Transmedia remains a controversial subject in the entertainment industry. Seen by some as a tainted marketing buzzword, its champions view transmedia as an emerging aspect of their craft. A methodology that attunes storytellers to their audiences, who are increasingly found spread out across multiple platforms.
“With each different way that you tell a story on each platform you pull a different audience in,” Norrington told me. “I created a YouTube channel around a chick-lit story which gained loads of male attention. At the end of every video clip I’d have a URL to the website. I can’t tell you how many emails I got from these guys saying ‘Oh my god, this is a love story?’”
Norrington said that these guys would never have picked up her “pink jacketed book” in a store. Yet their conversion into fans demonstrated the power of approaching the world she had created “with a different tone of voice and with a different perspective.”
Revelations like these about the strength of a transmedia approach have contributed to the industry buzz. Buzz that has a downside: bandwagon hoppers who use buzzwords as if they were magic spells.
“The gold rush philosophy is going to be one of the things that make people disrespect this approach to storytelling.”
The “gold rush” that Norrington refers to is a tendency for some producers to slap the term “transmedia” on just about any non-traditional project.
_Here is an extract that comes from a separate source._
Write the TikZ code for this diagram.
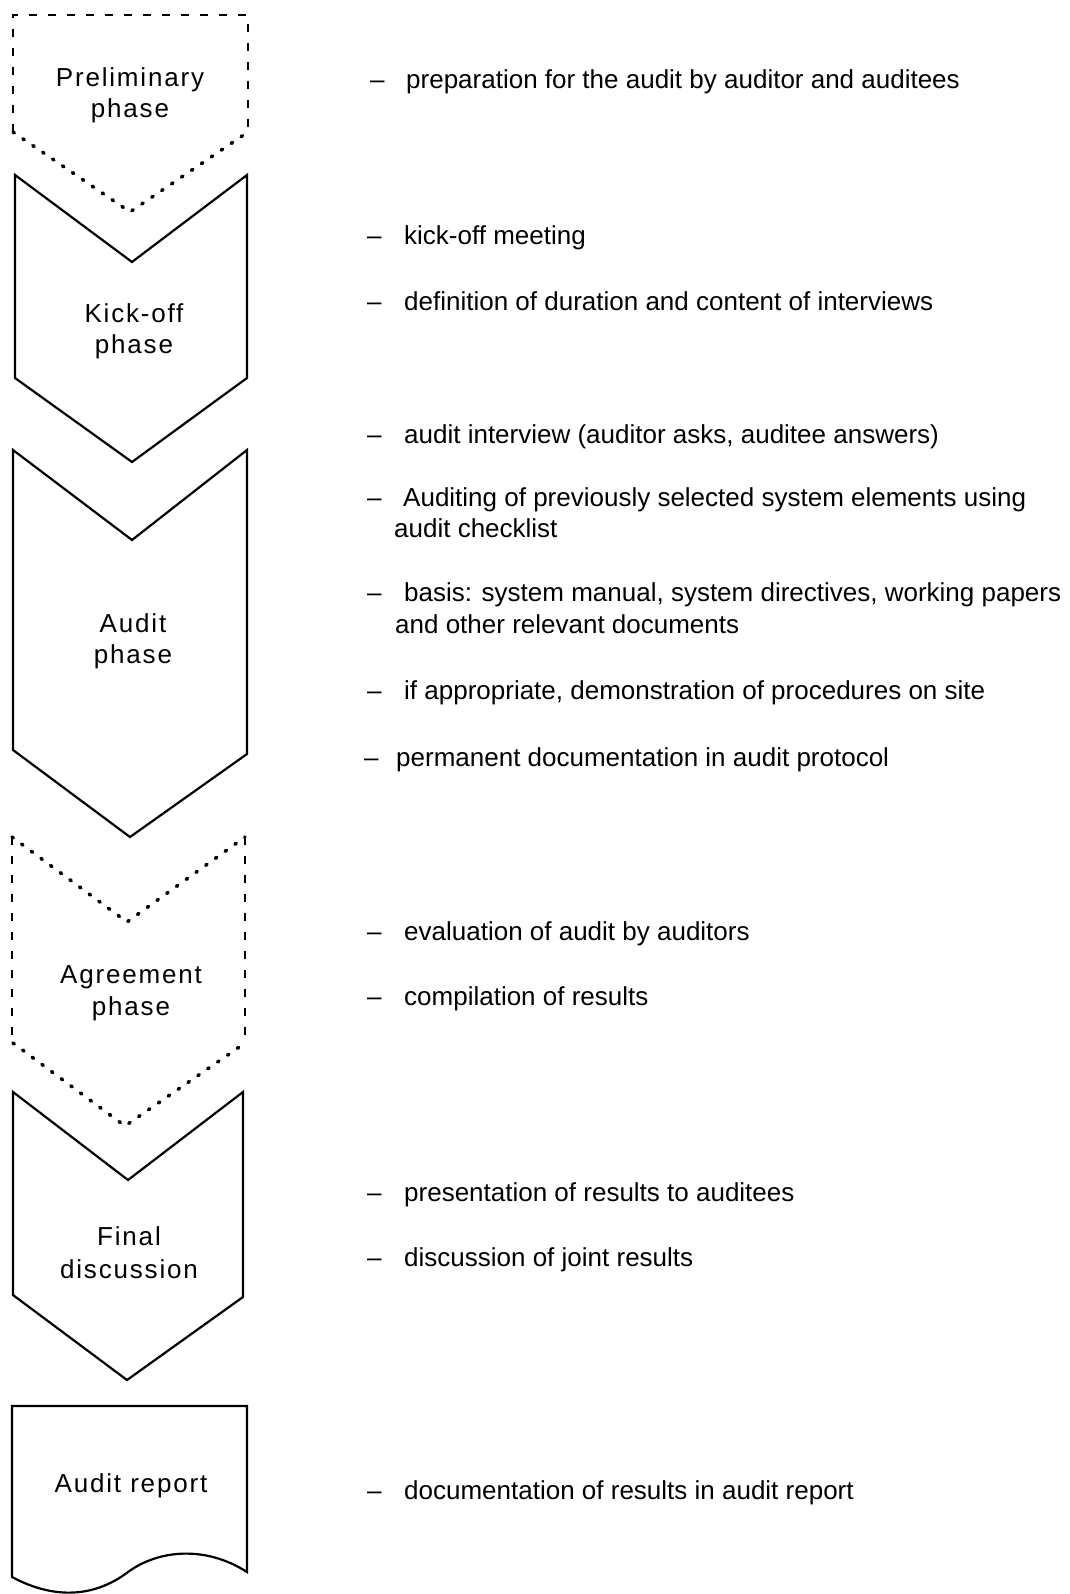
\documentclass[tikz,border=0pt]{standalone}
\usepackage{fontspec}
\setmainfont{Liberation Sans}
\newfontfamily\phasefont[LetterSpace=7]{Liberation Sans}

\tikzset{
  solidline/.style={line width=2.2pt, line join=miter},
  dashline/.style={line width=2.6pt, dash pattern=on 8pt off 11pt},
  dotline/.style={line width=3.6pt, line cap=round, dash pattern=on 1.6pt off 10.4pt},
  phaselabel/.style={anchor=base, inner sep=0pt, font=\phasefont\fontsize{26}{31}\selectfont},
  itemtext/.style={anchor=base west, inner sep=0pt, font=\fontsize{26}{30}\selectfont},
  itemdash/.style={anchor=base west, inner sep=0pt, font=\fontsize{26}{30}\selectfont},
}

\begin{document}
\begin{tikzpicture}[x=1pt, y=-1pt]
  \useasboundingbox (0,0) rectangle (1069,1594);
  \fill[white] (0,0) rectangle (1069,1594);

  % Preliminary phase: dashed frame, dotted chevron bottom
  \draw[dashline] (13,132) -- (13,15) -- (248,15) -- (248,132);
  \draw[dotline] (13,132) -- (130,212) -- (248,132);

  % Kick-off phase
  \draw[solidline] (15,175) -- (132,262) -- (247,175) -- (247,378) -- (132,462) -- (15,378) -- cycle;

  % Audit phase
  \draw[solidline] (13,450) -- (132,540) -- (247,450) -- (247,754) -- (130,837) -- (13,750) -- cycle;

  % Agreement phase: dotted chevrons, dashed sides
  \draw[dotline] (12,837) -- (127,922) -- (245,837);
  \draw[dashline] (12,837) -- (12,1043);
  \draw[dashline] (245,837) -- (245,1043);
  \draw[dotline] (13,1043) -- (125,1126) -- (245,1043);

  % Final discussion
  \draw[solidline] (13,1092) -- (128,1180) -- (243,1092) -- (243,1297) -- (127,1380) -- (13,1295) -- cycle;

  % Audit report: document shape with wavy bottom
  \draw[solidline] (12,1577) -- (12,1406) -- (247,1406) -- (247,1572)
    .. controls (205,1545) and (158,1550) .. (128,1572)
    .. controls (95,1597) and (55,1600) .. (12,1577) -- cycle;

  % Phase labels
  \node[phaselabel] (prelimA) at (130,87) {Preliminary};
  \node[phaselabel] (prelimB) at (130,118) {phase};
  \node[phaselabel] (kickA) at (134,323) {Kick-off};
  \node[phaselabel] (kickB) at (134,353) {phase};
  \node[phaselabel] (auditA) at (133,632) {Audit};
  \node[phaselabel] (auditB) at (133,663) {phase};
  \node[phaselabel] (agreeA) at (131,983) {Agreement};
  \node[phaselabel] (agreeB) at (131,1015) {phase};
  \node[phaselabel] (finalA) at (129,1245) {Final};
  \node[phaselabel] (finalB) at (129,1278) {discussion};
  \node[phaselabel] (report) at (131,1492) {Audit report};

  % Activity list
  \node[itemdash] (d1) at (370,89) {–};
  \node[itemtext] (t1) at (406,89) {preparation for the audit by auditor and auditees};

  \node[itemdash] (d2) at (367,245) {–};
  \node[itemtext] (t2) at (404,245) {kick-off meeting};
  \node[itemdash] (d3) at (367,310) {–};
  \node[itemtext] (t3) at (404,310) {definition of duration and content of interviews};

  \node[itemdash] (d4) at (367,443) {–};
  \node[itemtext] (t4) at (404,443) {audit interview (auditor asks, auditee answers)};
  \node[itemdash] (d5) at (367,506) {–};
  \node[itemtext] (t5) at (403,506) {Auditing of previously selected system elements using};
  \node[itemtext] (t5b) at (394,537) {audit checklist};
  \node[itemdash] (d6) at (367,601) {–};
  \node[itemtext] (t6) at (404,601) {basis: system manual, system directives, working papers};
  \node[itemtext] (t6b) at (395,633) {and other relevant documents};
  \node[itemdash] (d7) at (367,699) {–};
  \node[itemtext] (t7) at (404,699) {if appropriate, demonstration of procedures on site};
  \node[itemdash] (d8) at (364,766) {–};
  \node[itemtext] (t8) at (396,766) {permanent documentation in audit protocol};

  \node[itemdash] (d9) at (367,940) {–};
  \node[itemtext] (t9) at (404,940) {evaluation of audit by auditors};
  \node[itemdash] (d10) at (367,1005) {–};
  \node[itemtext] (t10) at (404,1005) {compilation of results};

  \node[itemdash] (d11) at (367,1201) {–};
  \node[itemtext] (t11) at (404,1201) {presentation of results to auditees};
  \node[itemdash] (d12) at (367,1266) {–};
  \node[itemtext] (t12) at (404,1266) {discussion of joint results};

  \node[itemdash] (d13) at (367,1499) {–};
  \node[itemtext] (t13) at (404,1499) {documentation of results in audit report};
\end{tikzpicture}
\end{document}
Thinking that the word itself will attract an audience.
“I get sent quite a lot of projects to look at from people who are asking for advice and they say ‘it’s a transmedia story’. Don’t even tell me that. I mean, I know it is because they sent it to me. I want that to be a surprise. I think that’s how it should be with an audience. They want that to be a surprise. They want to find that rabbit hole or that diving board that’s going to leap them off somewhere else.”
Instead of a marketing checkmark, transmedia is best deployed as a term of art. The approach involves understanding the advantages and limitation of each platform, along with actively listening to the audience. Norrington also puts an emphasis on the technique of building a world that goes far beyond what any one story might show. She notes that J.K. Rowling used this for her most famous work.
“I went to the Warner Bros studio tour for Harry Potter just on the other side of London a few months ago. There are posters all around where she said that she had built the world of Harry Potter so vast that even with the amount of books that she put out, the skill was in the choices of what to show and what not to show. The world is so much more than we have seen.”